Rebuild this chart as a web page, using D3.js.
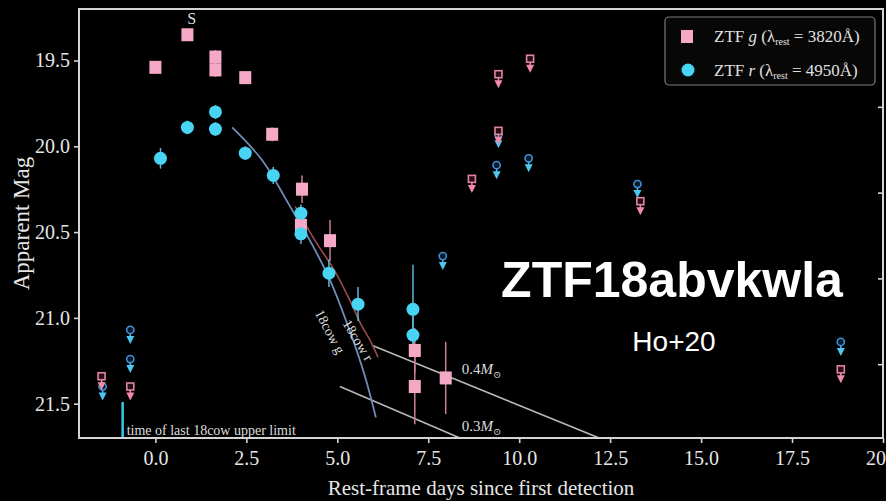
<!DOCTYPE html>
<html>
<head>
<meta charset="utf-8">
<script src="https://cdn.jsdelivr.net/npm/d3@7/dist/d3.min.js"></script>
<style>
  html, body { margin: 0; padding: 0; background: #000; }
  svg { display: block; }
</style>
</head>
<body>
<svg id="chart" width="886" height="501"></svg>
<script>
// ---------------- DATA ----------------
// ZTF g detections
const gDays = [0.0, 0.88, 1.65, 1.65, 2.47, 3.21, 4.03, 4.0, 4.8, 7.13, 7.13, 7.98];
const gMag  = [19.54, 19.35, 19.48, 19.555, 19.60, 19.93, 20.25, 20.46, 20.55, 21.19, 21.40, 21.35];
const gErr  = [0.03, 0.03, 0.04, 0.04, 0.03, 0.04, 0.08, 0.06, 0.12, 0.13, 0.22, 0.21];
// ZTF r detections
const rDays = [0.14, 0.88, 1.65, 1.65, 2.47, 3.24, 4.0, 4.0, 4.77, 5.57, 7.08, 7.08];
const rMag  = [20.07, 19.89, 19.80, 19.90, 20.04, 20.17, 20.39, 20.51, 20.74, 20.92, 20.95, 21.10];
const rErr  = [0.06, 0.04, 0.04, 0.04, 0.04, 0.05, 0.05, 0.06, 0.08, 0.1, 0.26, 0.12];
// upper limits
const gLimDays = [-1.48, -0.69, 8.7, 9.43, 9.43, 10.3, 13.33, 18.84];
const gLimMag  = [21.34, 21.40, 20.19, 19.58, 19.91, 19.49, 20.32, 21.30];
const rLimDays = [-1.45, -0.69, -0.69, 7.9, 9.38, 9.43, 10.26, 13.25, 18.84];
const rLimMag  = [21.40, 21.07, 21.24, 20.64, 20.11, 19.93, 20.07, 20.22, 21.14];
// 18cow comparison curves
const cowGDays = [2.11, 2.93, 3.70, 4.25, 4.80, 5.35, 5.76, 6.06];
const cowGMag  = [19.89, 20.08, 20.35, 20.55, 20.78, 21.08, 21.34, 21.58];
const cowRDays = [3.84, 4.39, 4.94, 5.35, 5.68, 5.90, 6.12];
const cowRMag  = [20.35, 20.55, 20.73, 20.90, 21.05, 21.13, 21.23];
// Ni-mass model lines
const m04Days = [5.95, 12.2];
const m04Mag  = [21.16, 21.70];
const m03Days = [5.07, 8.37];
const m03Mag  = [21.40, 21.70];
const lastLimitDay = -0.9;
const lastLimitTop = 21.49;
// ticks
const xTicks = [0, 2.5, 5, 7.5, 10, 12.5, 15, 17.5, 20];
const yTicks = [19.5, 20.0, 20.5, 21.0, 21.5];
const rightTicks = [19.77, 20.27, 20.77, 21.27];

// ---------------- LAYOUT ----------------
const svg = d3.select("#chart");
const L = 79, R = 883, T = 9, B = 438;
const x = d3.scaleLinear().domain([-2.1, 20.0]).range([L, R]);
const y = d3.scaleLinear().domain([19.2, 21.7]).range([T, B]);

const axisCol = "#d4d4d4";
const gCol = "#f6a9c6", rCol = "#48d4f3";
const serif = "'Liberation Serif', 'DejaVu Serif', serif";

svg.append("rect").attr("width", 886).attr("height", 501).attr("fill", "#000");

svg.append("defs").append("clipPath").attr("id", "plotclip")
  .append("rect").attr("x", L).attr("y", T).attr("width", R - L).attr("height", B - T);

const plot = svg.append("g").attr("clip-path", "url(#plotclip)");

// model lines
const line = d3.line().x(d => x(d[0])).y(d => y(d[1]));
plot.append("path").datum(d3.zip(m04Days, m04Mag)).attr("d", line)
  .attr("fill", "none").attr("stroke", "#b8b8b8").attr("stroke-width", 1.6);
plot.append("path").datum(d3.zip(m03Days, m03Mag)).attr("d", line)
  .attr("fill", "none").attr("stroke", "#b8b8b8").attr("stroke-width", 1.6);

// 18cow curves
const curve = d3.line().x(d => x(d[0])).y(d => y(d[1])).curve(d3.curveCatmullRom);
plot.append("path").datum(d3.zip(cowRDays, cowRMag)).attr("d", curve)
  .attr("fill", "none").attr("stroke", "#9a4a50").attr("stroke-width", 1.6);
plot.append("path").datum(d3.zip(cowGDays, cowGMag)).attr("d", curve)
  .attr("fill", "none").attr("stroke", "#6d8db5").attr("stroke-width", 1.8);

// last upper limit line
plot.append("line")
  .attr("x1", x(lastLimitDay)).attr("x2", x(lastLimitDay))
  .attr("y1", y(lastLimitTop)).attr("y2", y(21.7))
  .attr("stroke", "#3cc6e6").attr("stroke-width", 2.5);

// error bars
const gData = d3.zip(gDays, gMag, gErr);
const rData = d3.zip(rDays, rMag, rErr);
plot.selectAll(".gerr").data(gData).enter().append("line")
  .attr("x1", d => x(d[0])).attr("x2", d => x(d[0]))
  .attr("y1", d => y(d[1] - d[2])).attr("y2", d => y(d[1] + d[2]))
  .attr("stroke", "#c98098").attr("stroke-width", 1.5);
plot.selectAll(".rerr").data(rData).enter().append("line")
  .attr("x1", d => x(d[0])).attr("x2", d => x(d[0]))
  .attr("y1", d => y(d[1] - d[2])).attr("y2", d => y(d[1] + d[2]))
  .attr("stroke", "#5ab6d6").attr("stroke-width", 1.5);

// upper limits
function drawLimits(days, mags, kind) {
  const data = d3.zip(days, mags);
  const gg = plot.selectAll(".lim" + kind).data(data).enter().append("g")
    .attr("transform", d => `translate(${x(d[0])},${y(d[1])})`);
  const arrowCol = kind === "g" ? "#f08aa8" : "#4ec6ef";
  const edgeCol = kind === "g" ? "#e0869e" : "#3f8fd8";
  gg.append("path").attr("d", "M-4,6 L4,6 L0,14 Z").attr("fill", arrowCol);
  gg.append("line").attr("x1", 0).attr("x2", 0).attr("y1", 3).attr("y2", 7)
    .attr("stroke", arrowCol).attr("stroke-width", 1.5);
  if (kind === "g") {
    gg.append("rect").attr("x", -3.5).attr("y", -3.5).attr("width", 7).attr("height", 7)
      .attr("fill", "#2a0d18").attr("stroke", edgeCol).attr("stroke-width", 1.6);
  } else {
    gg.append("circle").attr("r", 3.6)
      .attr("fill", "#081a2c").attr("stroke", edgeCol).attr("stroke-width", 1.6);
  }
}
drawLimits(rLimDays, rLimMag, "r");
drawLimits(gLimDays, gLimMag, "g");

// detections
plot.selectAll(".gpt").data(gData).enter().append("rect")
  .attr("x", d => x(d[0]) - 6).attr("y", d => y(d[1]) - 6.5)
  .attr("width", 12).attr("height", 13).attr("fill", gCol);
plot.selectAll(".rpt").data(rData).enter().append("circle")
  .attr("cx", d => x(d[0])).attr("cy", d => y(d[1])).attr("r", 6.5).attr("fill", rCol);

// ---------------- AXES ----------------
const frame = svg.append("g");
frame.append("rect").attr("x", L).attr("y", T).attr("width", R - L).attr("height", B - T)
  .attr("fill", "none").attr("stroke", axisCol).attr("stroke-width", 2);

const xAxis = svg.append("g").attr("transform", `translate(0,${B})`)
  .call(d3.axisBottom(x).tickValues(xTicks).tickFormat(d3.format(".1f")).tickSize(5).tickPadding(8));
const yAxis = svg.append("g").attr("transform", `translate(${L},0)`)
  .call(d3.axisLeft(y).tickValues(yTicks).tickFormat(d3.format(".1f")).tickSize(5).tickPadding(4));
const yRight = svg.append("g").attr("transform", `translate(${R},0)`)
  .call(d3.axisRight(y).tickValues(rightTicks).tickFormat("").tickSize(-5));
[xAxis, yAxis, yRight].forEach(a => {
  a.select(".domain").remove();
  a.selectAll(".tick line").attr("stroke", axisCol).attr("stroke-width", 1.6);
  a.selectAll(".tick text").attr("fill", "#e6e6e6")
    .style("font-family", serif).style("font-size", "20px");
});

// axis labels
svg.append("text").attr("x", (L + R) / 2).attr("y", 495).attr("text-anchor", "middle")
  .attr("fill", "#e6e6e6").style("font-family", serif).style("font-size", "21px")
  .text("Rest-frame days since first detection");
svg.append("text").attr("transform", `translate(29,${(T + B) / 2}) rotate(-90)`)
  .attr("text-anchor", "middle").attr("fill", "#e6e6e6")
  .style("font-family", serif).style("font-size", "23px")
  .text("Apparent Mag");

// ---------------- ANNOTATIONS ----------------
const ann = svg.append("g").style("font-family", serif).attr("fill", "#dcdcdc");
ann.append("text").attr("x", x(1.0)).attr("y", y(19.255)).attr("dy", "0.35em")
  .attr("text-anchor", "middle").style("font-size", "16px").text("S");
ann.append("text").attr("x", x(lastLimitDay) + 4).attr("y", B - 3)
  .style("font-size", "14px").text("time of last 18cow upper limit");

function massLabel(day, mag, txt) {
  const t = ann.append("text").attr("x", x(day)).attr("y", y(mag)).style("font-size", "15px");
  t.append("tspan").text(txt);
  t.append("tspan").style("font-style", "italic").text("M");
  t.append("tspan").attr("dy", 4).style("font-size", "10px").text("\u2299");
}
massLabel(8.42, 21.326, "0.4");
massLabel(8.42, 21.659, "0.3");

ann.append("text").attr("transform", `translate(${x(4.80)},${y(21.08)}) rotate(62)`)
  .attr("text-anchor", "middle").attr("dy", "0.35em").style("font-size", "14px").text("18cow g");
ann.append("text").attr("transform", `translate(${x(5.57)},${y(21.13)}) rotate(59)`)
  .attr("text-anchor", "middle").attr("dy", "0.35em").style("font-size", "14px").text("18cow r");

// ---------------- LEGEND ----------------
const lg = svg.append("g");
lg.append("rect").attr("x", 665).attr("y", 17).attr("width", 210).attr("height", 68).attr("rx", 4)
  .attr("fill", "#070707").attr("stroke", "#7a7a7a").attr("stroke-width", 1.2);
lg.append("rect").attr("x", 681).attr("y", 30).attr("width", 12).attr("height", 13).attr("fill", gCol);
lg.append("circle").attr("cx", 688).attr("cy", 70).attr("r", 6.5).attr("fill", rCol);
function legendText(yy, band, wl) {
  const t = lg.append("text").attr("x", 714).attr("y", yy).attr("fill", "#e0e0e0")
    .style("font-family", serif).style("font-size", "17px");
  t.append("tspan").text("ZTF ");
  t.append("tspan").style("font-style", "italic").text(band);
  t.append("tspan").text(" (\u03bb");
  t.append("tspan").attr("dy", 3).style("font-size", "10px").text("rest");
  t.append("tspan").attr("dy", -3).text(" = " + wl + "\u00c5)");
}
legendText(42, "g", "3820");
legendText(76, "r", "4950");

// ---------------- OVERLAY TITLE ----------------
svg.append("text").attr("x", 672).attr("y", 297).attr("text-anchor", "middle")
  .attr("fill", "#ffffff").style("font-family", "'Liberation Sans', Arial, sans-serif")
  .style("font-weight", "bold").style("font-size", "50px").text("ZTF18abvkwla");
svg.append("text").attr("x", 674).attr("y", 351).attr("text-anchor", "middle")
  .attr("fill", "#ffffff").style("font-family", "'Liberation Sans', Arial, sans-serif")
  .style("font-size", "28px").text("Ho+20");
</script>
</body>
</html>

********************

Your task: Say how many lines in this material hold "chart", and say nothing else.

Output below: 3